Part of a data file
"""
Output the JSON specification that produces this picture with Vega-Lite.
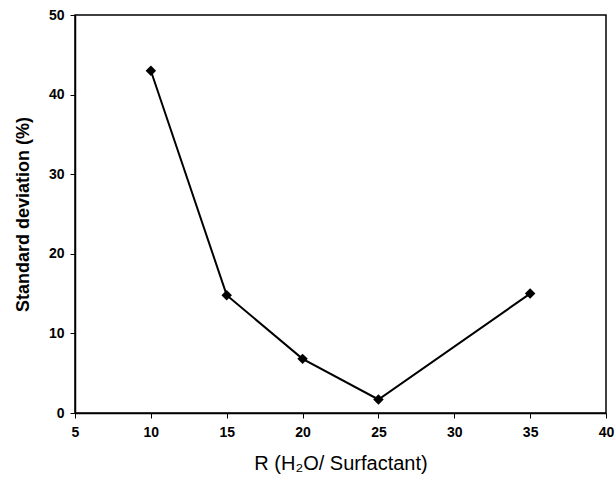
{
  "$schema": "https://vega.github.io/schema/vega-lite/v6.json",
  "autosize": "none",
  "width": 531,
  "height": 398,
  "padding": {"left": 75, "top": 15, "right": 10, "bottom": 69},
  "background": "white",
  "data": {"values": [
    {"R": 10, "sd": 43.0},
    {"R": 15, "sd": 14.8},
    {"R": 20, "sd": 6.8},
    {"R": 25, "sd": 1.7},
    {"R": 35, "sd": 15.0}
  ]},
  "config": {
    "view": {"stroke": "black", "strokeWidth": 1.5},
    "axis": {
      "grid": false,
      "domainColor": "black",
      "domainWidth": 1.5,
      "tickColor": "black",
      "tickWidth": 1,
      "tickSize": 5,
      "labelFont": "Liberation Sans",
      "labelFontSize": 14,
      "labelFontWeight": "bold",
      "labelColor": "black",
      "titleFont": "Liberation Sans",
      "titleColor": "black"
    }
  },
  "encoding": {
    "x": {
      "field": "R", "type": "quantitative",
      "scale": {"domain": [5, 40], "nice": false, "zero": false},
      "axis": {"values": [5, 10, 15, 20, 25, 30, 35, 40], "title": "R (H₂O/ Surfactant)", "titleFontSize": 20, "titleFontWeight": "normal", "labelPadding": 7, "titlePadding": 14, "labelFlush": false}
    },
    "y": {
      "field": "sd", "type": "quantitative",
      "scale": {"domain": [0, 50], "nice": false},
      "axis": {"values": [0, 10, 20, 30, 40, 50], "title": "Standard deviation (%)", "titleFontSize": 18, "titleFontWeight": "bold", "labelPadding": 6, "titlePadding": 16, "labelFlush": false}
    }
  },
  "layer": [
    {"mark": {"type": "line", "color": "black", "strokeWidth": 2}},
    {"mark": {"type": "point", "shape": "diamond", "filled": true, "color": "black", "size": 110, "opacity": 1}}
  ]
}
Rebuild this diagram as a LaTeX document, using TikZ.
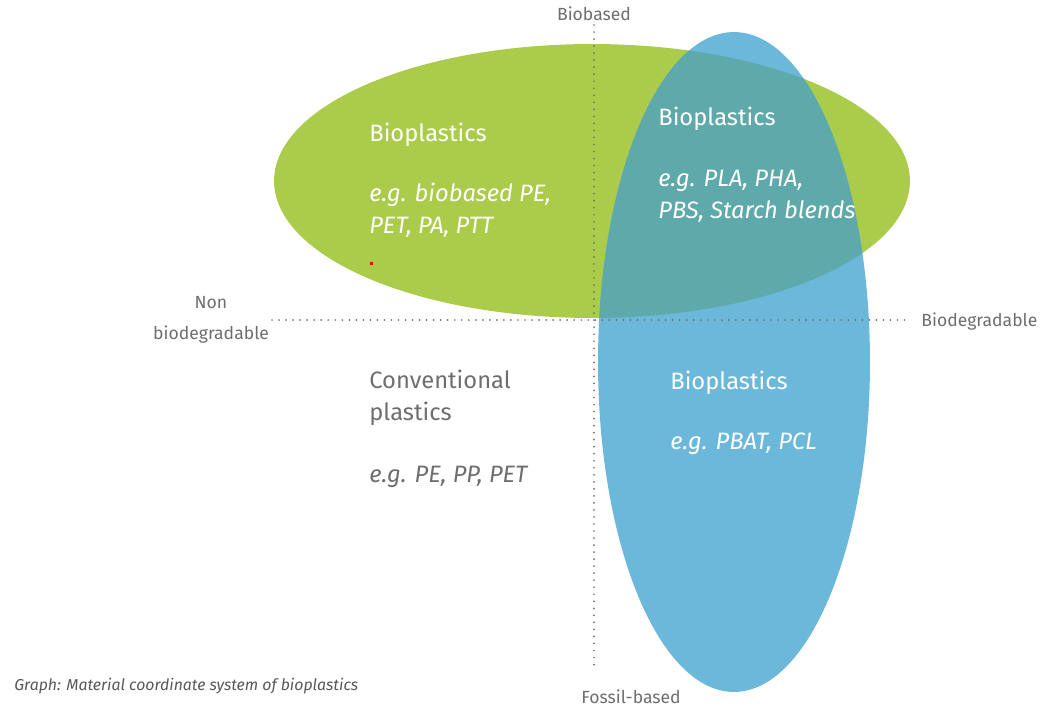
\documentclass[tikz,border=0pt]{standalone}
\usepackage{fontspec}
\setmainfont{Fira Sans}
\usetikzlibrary{shapes.geometric}

\definecolor{bioGreen}{HTML}{AACC4A}
\definecolor{bioBlue}{HTML}{6BB8DB}
\definecolor{bioTeal}{HTML}{5EA9AA}
\definecolor{axisGray}{HTML}{6E6E6E}

\begin{document}
\begin{tikzpicture}[x=0.02cm,y=-0.02cm]
        \tikzstyle{areatitle} = [anchor=base west, inner sep=0pt, align=left, text=white, font=\fontsize{13.5}{18}\selectfont];
        \tikzstyle{areaexample} = [areatitle, font=\fontsize{13.5}{18}\selectfont\itshape];
        \tikzstyle{axislabel} = [anchor=base, inner sep=0pt, align=center, text=axisGray, font=\fontsize{10}{17.6}\selectfont];
        \tikzstyle{axis} = [axisGray, line width=1.1pt, line cap=round, dash pattern=on 0pt off 4pt];

        \useasboundingbox (0,0) rectangle (1047,708);

        % the two ellipses and their overlap
        \fill[bioGreen] (592,181) ellipse [x radius=6.36cm, y radius=2.74cm];
        \fill[bioBlue] (734,362) ellipse [x radius=2.72cm, y radius=6.6cm];
        \begin{scope}
            \clip (592,181) ellipse [x radius=6.36cm, y radius=2.74cm];
            \fill[bioTeal] (734,362) ellipse [x radius=2.72cm, y radius=6.6cm];
        \end{scope}
        \fill[red] (369.5,261.5) rectangle (372.5,264.5);

        % axes
        \coordinate (top) at (594,25);
        \coordinate (bottom) at (594,670);
        \coordinate (left) at (272,320);
        \coordinate (right) at (905,320);
        \draw[axis] (top) -- (bottom);
        \draw[axis] (left) -- (right);

        \node(biobased) [axislabel] at (594,20) {Biobased};
        \node(fossil) [axislabel] at (631,703) {Fossil-based};
        \node(nonbio) [axislabel] at (211,339) {Non\\biodegradable};
        \node(bio) [axislabel, anchor=base west] at (921,326) {Biodegradable};

        % quadrant texts (base = last line)
        \node(greentitle) [areatitle] at (369,141) {Bioplastics};
        \node(greenex) [areaexample] at (369,233) {e.g. biobased PE,\\PET, PA, PTT};
        \node(tealtitle) [areatitle] at (658,125) {Bioplastics};
        \node(tealex) [areaexample] at (658,218) {e.g. PLA, PHA,\\PBS, Starch blends};
        \node(convtitle) [areatitle, text=axisGray] at (369,420) {Conventional\\plastics};
        \node(convex) [areaexample, text=axisGray] at (369,482) {e.g. PE, PP, PET};
        \node(bluetitle) [areatitle] at (670,389) {Bioplastics};
        \node(blueex) [areaexample] at (670,449) {e.g. PBAT, PCL};

        \node(caption) [anchor=base west, inner sep=0pt, text=axisGray!80!black, font=\fontsize{9}{11}\selectfont\itshape] at (14,690) {Graph: Material coordinate system of bioplastics};

    \end{tikzpicture}
\end{document}
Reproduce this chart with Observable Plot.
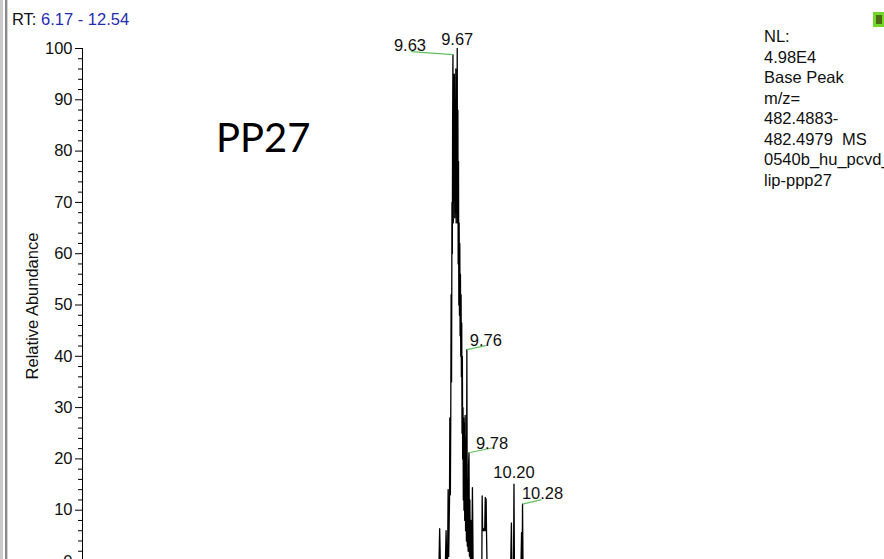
<!DOCTYPE html>
<html><head><meta charset="utf-8">
<script src="https://cdn.jsdelivr.net/npm/d3@7"></script>
<script src="https://cdn.jsdelivr.net/npm/@observablehq/plot@0.6"></script>
<style>
html,body{margin:0;padding:0;background:#fff;}
#chart{position:relative;width:884px;height:559px;overflow:hidden;}
</style></head><body><div id="chart"></div>
<script>
// ---- data ----
const rtRange = [6.17, 12.54];
const traceRT = [6.17, 9.500, 9.506, 9.512, 9.560, 9.566, 9.572, 9.580, 9.585, 9.590, 9.598, 9.601, 9.606, 9.610, 9.613, 9.617,
  9.621, 9.624, 9.627, 9.630, 9.633, 9.636, 9.640, 9.643, 9.647, 9.650, 9.653, 9.657, 9.660, 9.664, 9.667, 9.670,
  9.673, 9.676, 9.679, 9.682, 9.685, 9.688, 9.691, 9.694, 9.697, 9.700, 9.703, 9.706, 9.709, 9.712, 9.715, 9.718,
  9.721, 9.724, 9.727, 9.730, 9.733, 9.736, 9.740, 9.744, 9.748, 9.752, 9.756, 9.760, 9.764, 9.768, 9.772, 9.776,
  9.780, 9.784, 9.788, 9.793, 9.797, 9.806, 9.812, 9.818, 9.822, 9.890, 9.900, 9.903, 9.907, 9.911, 9.915, 9.919,
  9.923, 9.927, 9.932, 9.936, 9.940, 9.944, 9.948, 10.170, 10.176, 10.180, 10.196, 10.200, 10.204, 10.266, 10.271,
  10.275, 10.277, 10.280, 10.284, 12.54];
const traceAbund = [0, 0, 6.4, 0, 0, 6, 0, 0, 14, 1, 12, 28, 13, 30, 52, 35,
  70, 60, 85, 98.8, 66, 93, 70, 95, 67, 90, 68, 96, 66, 92, 68, 100,
  66, 88, 58, 78, 50, 66, 48, 62, 44, 56, 40, 52, 36, 46.5, 25, 40,
  20, 30, 12, 28, 10, 27, 8, 28.5, 6, 24, 4, 41.3, 3, 16, 2, 19,
  21.2, 1, 12, 0, 8, 0, 14.4, 0, 0, 0, 0, 12.8, 6, 6.5, 6, 6.3,
  6, 6.5, 12.5, 6, 12.2, 5, 0, 0, 7.5, 0, 0, 15.1, 0, 0, 5.6,
  0, 0, 11.2, 0, 0];
const peakRT = [9.63, 9.67, 9.76, 9.78, 10.20, 10.28];
const peakAbund = [98.8, 100, 41.3, 21.2, 15.1, 11.2];
const yMajorTicks = [0, 10, 20, 30, 40, 50, 60, 70, 80, 90, 100];
const yMinorTicks = [2, 4, 6, 8, 12, 14, 16, 18, 22, 24, 26, 28, 32, 34, 36, 38, 42, 44, 46, 48,
  52, 54, 56, 58, 62, 64, 66, 68, 72, 74, 76, 78, 82, 84, 86, 88, 92, 94, 96, 98];
const yLabel = "Relative Abundance";
const sampleTitle = "PP27";
const infoLines = ["NL:", "4.98E4", "Base Peak", "m/z=", "482.4883-", "482.4979  MS", "0540b_hu_pcvd_", "lip-ppp27"];

// ---- layout / style (pixel offsets of peak labels and leaders) ----
const xRange = [82, 764], yRange = [561, 48];
const pxPerMin = (xRange[1] - xRange[0]) / (rtRange[1] - rtRange[0]);
const pxPerPct = (yRange[0] - yRange[1]) / 100;
const labelOffsets = [
  {dx: -43, dy: -4, leader: [-42, -3]},
  {dx: 0, dy: -4, leader: null},
  {dx: 19, dy: -4, leader: [19, -4]},
  {dx: 23, dy: -4, leader: [24, -5]},
  {dx: 0, dy: -6, leader: null},
  {dx: 20, dy: -5, leader: [19, -4.5]}
];
const FONT = "'Liberation Sans', Arial, sans-serif";
const FS = 16.5;

const peaks = peakRT.map((rt, i) => ({rt, ab: peakAbund[i], label: rt.toFixed(2), ...labelOffsets[i]}));
const leaders = peaks.filter(p => p.leader);

const marks = [
  Plot.ruleX([rtRange[0]], {stroke: "#000", strokeWidth: 1}),
  Plot.axisY(yMinorTicks, {tickSize: 4, tickFormat: () => "", label: null, stroke: "#000"}),
  Plot.axisY(yMajorTicks, {tickSize: 7, tickPadding: 3, label: null, fontSize: FS, stroke: "#000", fill: "#111"}),
  Plot.text([yLabel], {frameAnchor: "left", rotate: -90, dx: -50, dy: 2, textAnchor: "middle", fontSize: FS, fill: "#111"}),
  Plot.line(traceAbund, {x: traceRT, y: traceAbund, stroke: "#000", strokeWidth: 1.3}),
  Plot.link(leaders, {x1: "rt", y1: "ab", x2: d => d.rt + d.leader[0] / pxPerMin, y2: d => d.ab - d.leader[1] / pxPerPct,
    stroke: "#62c062", strokeWidth: 1.2})
];
peaks.forEach(p => {
  marks.push(Plot.text([p], {x: "rt", y: "ab", text: "label", dx: p.dx, dy: p.dy, lineAnchor: "bottom",
    textAnchor: "middle", fontSize: FS, fill: "#111"}));
});

const svg = Plot.plot({
  width: 884, height: 559,
  marginLeft: 82, marginRight: 120, marginTop: 48, marginBottom: 0,
  x: {domain: rtRange, range: xRange, axis: null},
  y: {domain: [0, 100], range: yRange},
  style: {fontFamily: FONT, fontSize: FS + "px", background: "#fff", color: "#111", overflow: "hidden"},
  marks
});

const s = d3.select(svg);
// window border on the left
s.append("rect").attr("x", 0).attr("y", 0).attr("width", 3).attr("height", 559).attr("fill", "#cacaca");
s.append("rect").attr("x", 5).attr("y", 0).attr("width", 2).attr("height", 559).attr("fill", "#8a8a8a");
s.append("rect").attr("x", 7).attr("y", 0).attr("width", 1).attr("height", 559).attr("fill", "#d4d4d4");
// RT range header
const rt = s.append("text").attr("x", 12).attr("y", 25).attr("text-anchor", "start")
  .attr("font-family", FONT).attr("font-size", FS);
rt.append("tspan").attr("fill", "#111").text("RT: ");
rt.append("tspan").attr("fill", "#1f2db0").text(`${rtRange[0].toFixed(2)} - ${rtRange[1].toFixed(2)}`);
// sample title
s.append("text").attr("x", 216).attr("y", 152).attr("text-anchor", "start")
  .attr("font-family", "Lato, 'Open Sans', sans-serif")
  .attr("font-size", 40).attr("fill", "#000").text(sampleTitle);
// info block
infoLines.forEach((t, i) => {
  s.append("text").attr("x", 764).attr("y", 42 + i * 20.5).attr("text-anchor", "start")
    .attr("font-family", FONT).attr("font-size", FS)
    .attr("fill", "#111").style("white-space", "pre").text(t);
});
// small green marker at top right
s.append("rect").attr("x", 873).attr("y", 12).attr("width", 12).attr("height", 15).attr("fill", "#74d82a");
s.append("rect").attr("x", 876).attr("y", 15).attr("width", 6).attr("height", 9).attr("fill", "#4a6a18");

document.getElementById("chart").appendChild(svg);
</script></body></html>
"""
Of the lines above, copy each that contains "this".

Output the JSON specification that produces this picture with Vega-Lite.
Rebuild this diagram as a LaTeX document, using TikZ.
Reproduce this chart with Observable Plot.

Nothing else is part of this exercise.